Godly Sorrow and the Absence of Regret


Old Man in SorrowVincent van Gogh is famous for his vivid paintings and struggle with depression. His depiction of the Old Man in Sorrow captures the artistic genius of van Gogh in company with his deep sadness. The Dutchman received treatment for his illness but eventually destroyed himself  in the company of a canvas, paint, and pistol.  This type of burden is far greater than anything I have ever bore. However, there is an universal sentiment conveyed in his work. I see the man in the chair and am empathetic toward his plight. But is it ever good for me to be sad? Is there such a thing as Godly sorrow? And how do we distinguish it from the other types of grief? In a letter to the Church in Corinth, Paul describes the characteristics of Godly sorrow. He says, "Godly sorrow brings repentance that leads to salvation and leaves no regret, but worldly sorrow brings death (2 Corinthians 7:10)." Here we see two types of sadness with two very different consequences. Godly sorrow leads to salvation while worldly sorrow leads to death. There is a crucial point at which we can evaluate the type of suffering we endure: regret.

Godly sorrow leads to salvation while worldly sorrow leads to death.

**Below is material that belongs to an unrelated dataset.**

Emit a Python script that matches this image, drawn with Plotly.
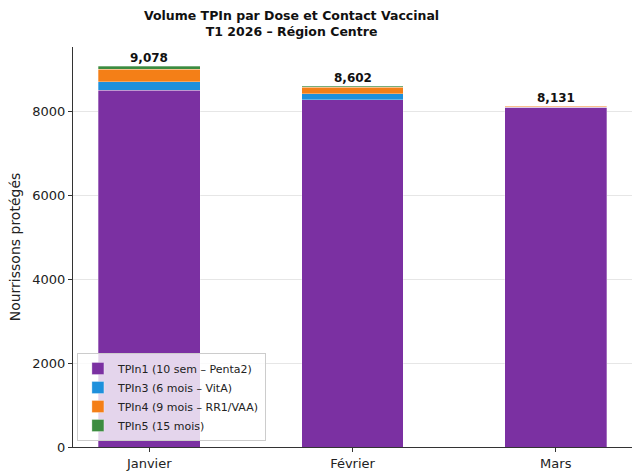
import plotly.graph_objects as go

months = ["Janvier", "Février", "Mars"]
tpin1 = [8500, 8270, 8100]
tpin3 = [200, 150, 0]
tpin4 = [300, 150, 20]
tpin5 = [78, 32, 11]
series_names = ["TPIn1 (10 sem – Penta2)", "TPIn3 (6 mois – VitA)",
                "TPIn4 (9 mois – RR1/VAA)", "TPIn5 (15 mois)"]
colors = ["#7B30A2", "#1E90DC", "#F47F17", "#3C8C40"]
yticks = [0, 2000, 4000, 6000, 8000]

series = [tpin1, tpin3, tpin4, tpin5]
totals = [sum(v) for v in zip(*series)]

FONT = "DejaVu Sans"
fig = go.Figure()
for name, vals, col in zip(series_names, series, colors):
    fig.add_trace(go.Bar(
        x=list(range(len(months))), y=vals, name=name, width=0.5,
        marker=dict(color=col, line=dict(color="rgba(255,255,255,0.6)", width=0.5)),
    ))

for i, t in enumerate(totals):
    fig.add_annotation(x=i, y=t, text=f"<b>{t:,}</b>", showarrow=False,
                       yanchor="bottom", yshift=-1,
                       font=dict(family=FONT, size=12, color="#111"))

fig.add_annotation(xref="paper", yref="paper", x=0.391, y=1.103, xanchor="center",
                   yanchor="top", showarrow=False,
                   text="<b>Volume TPIn par Dose et Contact Vaccinal<br>T1 2026 – Région Centre</b>",
                   font=dict(family=FONT, size=12.5, color="#111"))

ymax = max(totals) * 1.05
fig.update_layout(
    barmode="stack",
    width=632, height=475,
    margin=dict(l=73, r=0, t=47, b=28),
    plot_bgcolor="white", paper_bgcolor="white",
    font=dict(family=FONT, size=12, color="#222"),
    xaxis=dict(range=[-0.375, 2.375], tickvals=list(range(len(months))), ticktext=months,
               showline=True, linecolor="#333", linewidth=1, ticks="outside",
               ticklen=4, tickcolor="#333", showgrid=False, zeroline=False,
               tickfont=dict(size=13, color="#222")),
    yaxis=dict(range=[0, ymax], tickvals=yticks, showline=True, linecolor="#333",
               linewidth=1, ticks="outside", ticklen=4, tickcolor="#333",
               showgrid=True, gridcolor="#e6e6e6", gridwidth=1, zeroline=False,
               title=dict(text="Nourrissons protégés", font=dict(size=14), standoff=8),
               tickfont=dict(size=13, color="#222")),
    legend=dict(x=0.007, y=0.015, xanchor="left", yanchor="bottom",
                bgcolor="rgba(255,255,255,0.8)", bordercolor="#cccccc", borderwidth=1,
                font=dict(family=FONT, size=11, color="#222"), traceorder="normal",
                tracegroupgap=0, itemwidth=30),
    showlegend=True,
)

fig.write_html("out.html", config={"displayModeBar": False},
               post_script="document.body.style.margin='0';document.body.style.overflow='hidden';")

Regret is the evidence of worldly sorrow and helps us intervene before we suffer its consequence. Know that your sadness should be a first step towards repentance. That is to say, if you are sad because of something you have done ask for forgiveness; if you are sad because of something someone else has done then you must be prepared to forgive. Refraining from God's grace, weather coming or going, results in anemic spirituality. Is there a sadness in your life that you need to give to God? Are you haunted by regret? Accept God's forgiveness for yourself and others and leverage the utility of sadness for your own edification.